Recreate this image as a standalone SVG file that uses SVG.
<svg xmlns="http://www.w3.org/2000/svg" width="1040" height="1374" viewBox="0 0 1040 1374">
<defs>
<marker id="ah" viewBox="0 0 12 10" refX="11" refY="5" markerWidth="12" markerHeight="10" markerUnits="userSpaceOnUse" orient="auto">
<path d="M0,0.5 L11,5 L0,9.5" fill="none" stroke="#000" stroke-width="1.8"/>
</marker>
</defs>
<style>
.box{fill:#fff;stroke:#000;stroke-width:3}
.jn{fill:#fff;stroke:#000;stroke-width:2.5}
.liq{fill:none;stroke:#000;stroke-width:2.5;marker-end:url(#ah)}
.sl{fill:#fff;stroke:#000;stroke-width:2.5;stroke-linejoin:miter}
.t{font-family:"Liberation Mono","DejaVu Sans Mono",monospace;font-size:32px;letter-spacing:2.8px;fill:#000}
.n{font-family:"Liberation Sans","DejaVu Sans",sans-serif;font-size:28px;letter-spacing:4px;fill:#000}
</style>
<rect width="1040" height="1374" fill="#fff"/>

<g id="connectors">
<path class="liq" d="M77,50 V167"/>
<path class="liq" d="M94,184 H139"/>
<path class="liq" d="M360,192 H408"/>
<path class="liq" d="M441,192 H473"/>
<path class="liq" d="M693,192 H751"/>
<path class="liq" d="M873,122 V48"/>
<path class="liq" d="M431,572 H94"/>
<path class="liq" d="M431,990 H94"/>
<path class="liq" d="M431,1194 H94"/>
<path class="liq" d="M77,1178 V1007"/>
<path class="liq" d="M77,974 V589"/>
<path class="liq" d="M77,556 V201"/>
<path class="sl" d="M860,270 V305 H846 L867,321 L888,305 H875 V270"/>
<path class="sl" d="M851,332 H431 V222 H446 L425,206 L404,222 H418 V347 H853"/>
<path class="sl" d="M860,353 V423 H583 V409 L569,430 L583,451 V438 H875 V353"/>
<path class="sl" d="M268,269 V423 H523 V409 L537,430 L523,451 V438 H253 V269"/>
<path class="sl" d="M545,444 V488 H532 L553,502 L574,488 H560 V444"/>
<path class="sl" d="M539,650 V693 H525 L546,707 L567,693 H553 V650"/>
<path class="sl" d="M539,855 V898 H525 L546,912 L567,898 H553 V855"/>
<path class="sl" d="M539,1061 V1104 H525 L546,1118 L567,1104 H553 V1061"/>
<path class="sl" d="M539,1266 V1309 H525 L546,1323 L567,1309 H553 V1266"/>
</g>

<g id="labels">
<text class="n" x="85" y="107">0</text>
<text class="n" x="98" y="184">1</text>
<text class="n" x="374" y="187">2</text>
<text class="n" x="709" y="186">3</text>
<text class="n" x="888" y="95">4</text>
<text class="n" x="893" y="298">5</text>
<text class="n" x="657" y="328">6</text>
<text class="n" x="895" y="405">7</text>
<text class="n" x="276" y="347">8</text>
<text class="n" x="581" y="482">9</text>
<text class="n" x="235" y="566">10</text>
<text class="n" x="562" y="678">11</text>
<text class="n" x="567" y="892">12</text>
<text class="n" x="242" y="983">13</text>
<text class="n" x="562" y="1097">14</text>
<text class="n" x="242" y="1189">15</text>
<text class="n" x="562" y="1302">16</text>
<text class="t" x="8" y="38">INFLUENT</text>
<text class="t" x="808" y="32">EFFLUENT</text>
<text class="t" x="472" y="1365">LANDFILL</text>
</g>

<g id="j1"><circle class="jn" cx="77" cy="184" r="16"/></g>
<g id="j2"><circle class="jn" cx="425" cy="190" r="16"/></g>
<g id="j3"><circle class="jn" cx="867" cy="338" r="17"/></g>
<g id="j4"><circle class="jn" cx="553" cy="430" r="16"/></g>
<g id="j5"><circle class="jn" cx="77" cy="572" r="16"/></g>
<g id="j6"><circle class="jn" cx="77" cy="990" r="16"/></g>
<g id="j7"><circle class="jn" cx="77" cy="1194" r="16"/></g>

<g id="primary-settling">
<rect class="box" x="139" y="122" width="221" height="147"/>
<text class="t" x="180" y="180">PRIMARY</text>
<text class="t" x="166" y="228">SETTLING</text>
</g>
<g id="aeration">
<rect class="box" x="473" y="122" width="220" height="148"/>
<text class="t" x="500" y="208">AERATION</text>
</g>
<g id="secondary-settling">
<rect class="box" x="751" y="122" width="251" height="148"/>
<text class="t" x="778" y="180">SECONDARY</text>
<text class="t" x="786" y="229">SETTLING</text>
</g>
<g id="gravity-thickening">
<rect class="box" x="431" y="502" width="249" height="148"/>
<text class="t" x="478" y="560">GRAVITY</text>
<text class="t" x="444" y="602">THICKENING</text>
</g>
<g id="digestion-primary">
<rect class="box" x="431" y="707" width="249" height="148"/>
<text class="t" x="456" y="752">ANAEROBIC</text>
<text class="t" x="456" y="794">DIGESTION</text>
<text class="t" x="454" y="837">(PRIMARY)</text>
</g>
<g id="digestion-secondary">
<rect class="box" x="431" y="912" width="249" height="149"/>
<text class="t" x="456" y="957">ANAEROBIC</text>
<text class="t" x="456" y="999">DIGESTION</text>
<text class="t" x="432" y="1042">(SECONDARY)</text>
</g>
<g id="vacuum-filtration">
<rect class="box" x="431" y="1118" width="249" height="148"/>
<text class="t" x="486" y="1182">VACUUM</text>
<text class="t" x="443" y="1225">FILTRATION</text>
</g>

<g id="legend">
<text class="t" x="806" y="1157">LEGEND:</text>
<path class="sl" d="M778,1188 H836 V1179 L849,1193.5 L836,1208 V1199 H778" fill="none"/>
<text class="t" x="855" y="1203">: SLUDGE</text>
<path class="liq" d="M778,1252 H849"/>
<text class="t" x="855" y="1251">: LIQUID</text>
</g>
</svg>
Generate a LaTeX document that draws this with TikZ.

- _Your goal_:
Extract all of the data above without altering anything.

- _Exercise output_:
Recreate this image as a standalone SVG file that uses SVG.
<svg xmlns="http://www.w3.org/2000/svg" width="1040" height="1374" viewBox="0 0 1040 1374">
<defs>
<marker id="ah" viewBox="0 0 12 10" refX="11" refY="5" markerWidth="12" markerHeight="10" markerUnits="userSpaceOnUse" orient="auto">
<path d="M0,0.5 L11,5 L0,9.5" fill="none" stroke="#000" stroke-width="1.8"/>
</marker>
</defs>
<style>
.box{fill:#fff;stroke:#000;stroke-width:3}
.jn{fill:#fff;stroke:#000;stroke-width:2.5}
.liq{fill:none;stroke:#000;stroke-width:2.5;marker-end:url(#ah)}
.sl{fill:#fff;stroke:#000;stroke-width:2.5;stroke-linejoin:miter}
.t{font-family:"Liberation Mono","DejaVu Sans Mono",monospace;font-size:32px;letter-spacing:2.8px;fill:#000}
.n{font-family:"Liberation Sans","DejaVu Sans",sans-serif;font-size:28px;letter-spacing:4px;fill:#000}
</style>
<rect width="1040" height="1374" fill="#fff"/>

<g id="connectors">
<path class="liq" d="M77,50 V167"/>
<path class="liq" d="M94,184 H139"/>
<path class="liq" d="M360,192 H408"/>
<path class="liq" d="M441,192 H473"/>
<path class="liq" d="M693,192 H751"/>
<path class="liq" d="M873,122 V48"/>
<path class="liq" d="M431,572 H94"/>
<path class="liq" d="M431,990 H94"/>
<path class="liq" d="M431,1194 H94"/>
<path class="liq" d="M77,1178 V1007"/>
<path class="liq" d="M77,974 V589"/>
<path class="liq" d="M77,556 V201"/>
<path class="sl" d="M860,270 V305 H846 L867,321 L888,305 H875 V270"/>
<path class="sl" d="M851,332 H431 V222 H446 L425,206 L404,222 H418 V347 H853"/>
<path class="sl" d="M860,353 V423 H583 V409 L569,430 L583,451 V438 H875 V353"/>
<path class="sl" d="M268,269 V423 H523 V409 L537,430 L523,451 V438 H253 V269"/>
<path class="sl" d="M545,444 V488 H532 L553,502 L574,488 H560 V444"/>
<path class="sl" d="M539,650 V693 H525 L546,707 L567,693 H553 V650"/>
<path class="sl" d="M539,855 V898 H525 L546,912 L567,898 H553 V855"/>
<path class="sl" d="M539,1061 V1104 H525 L546,1118 L567,1104 H553 V1061"/>
<path class="sl" d="M539,1266 V1309 H525 L546,1323 L567,1309 H553 V1266"/>
</g>

<g id="labels">
<text class="n" x="85" y="107">0</text>
<text class="n" x="98" y="184">1</text>
<text class="n" x="374" y="187">2</text>
<text class="n" x="709" y="186">3</text>
<text class="n" x="888" y="95">4</text>
<text class="n" x="893" y="298">5</text>
<text class="n" x="657" y="328">6</text>
<text class="n" x="895" y="405">7</text>
<text class="n" x="276" y="347">8</text>
<text class="n" x="581" y="482">9</text>
<text class="n" x="235" y="566">10</text>
<text class="n" x="562" y="678">11</text>
<text class="n" x="567" y="892">12</text>
<text class="n" x="242" y="983">13</text>
<text class="n" x="562" y="1097">14</text>
<text class="n" x="242" y="1189">15</text>
<text class="n" x="562" y="1302">16</text>
<text class="t" x="8" y="38">INFLUENT</text>
<text class="t" x="808" y="32">EFFLUENT</text>
<text class="t" x="472" y="1365">LANDFILL</text>
</g>

<g id="j1"><circle class="jn" cx="77" cy="184" r="16"/></g>
<g id="j2"><circle class="jn" cx="425" cy="190" r="16"/></g>
<g id="j3"><circle class="jn" cx="867" cy="338" r="17"/></g>
<g id="j4"><circle class="jn" cx="553" cy="430" r="16"/></g>
<g id="j5"><circle class="jn" cx="77" cy="572" r="16"/></g>
<g id="j6"><circle class="jn" cx="77" cy="990" r="16"/></g>
<g id="j7"><circle class="jn" cx="77" cy="1194" r="16"/></g>

<g id="primary-settling">
<rect class="box" x="139" y="122" width="221" height="147"/>
<text class="t" x="180" y="180">PRIMARY</text>
<text class="t" x="166" y="228">SETTLING</text>
</g>
<g id="aeration">
<rect class="box" x="473" y="122" width="220" height="148"/>
<text class="t" x="500" y="208">AERATION</text>
</g>
<g id="secondary-settling">
<rect class="box" x="751" y="122" width="251" height="148"/>
<text class="t" x="778" y="180">SECONDARY</text>
<text class="t" x="786" y="229">SETTLING</text>
</g>
<g id="gravity-thickening">
<rect class="box" x="431" y="502" width="249" height="148"/>
<text class="t" x="478" y="560">GRAVITY</text>
<text class="t" x="444" y="602">THICKENING</text>
</g>
<g id="digestion-primary">
<rect class="box" x="431" y="707" width="249" height="148"/>
<text class="t" x="456" y="752">ANAEROBIC</text>
<text class="t" x="456" y="794">DIGESTION</text>
<text class="t" x="454" y="837">(PRIMARY)</text>
</g>
<g id="digestion-secondary">
<rect class="box" x="431" y="912" width="249" height="149"/>
<text class="t" x="456" y="957">ANAEROBIC</text>
<text class="t" x="456" y="999">DIGESTION</text>
<text class="t" x="432" y="1042">(SECONDARY)</text>
</g>
<g id="vacuum-filtration">
<rect class="box" x="431" y="1118" width="249" height="148"/>
<text class="t" x="486" y="1182">VACUUM</text>
<text class="t" x="443" y="1225">FILTRATION</text>
</g>

<g id="legend">
<text class="t" x="806" y="1157">LEGEND:</text>
<path class="sl" d="M778,1188 H836 V1179 L849,1193.5 L836,1208 V1199 H778" fill="none"/>
<text class="t" x="855" y="1203">: SLUDGE</text>
<path class="liq" d="M778,1252 H849"/>
<text class="t" x="855" y="1251">: LIQUID</text>
</g>
</svg>
Generate a LaTeX document that draws this with TikZ.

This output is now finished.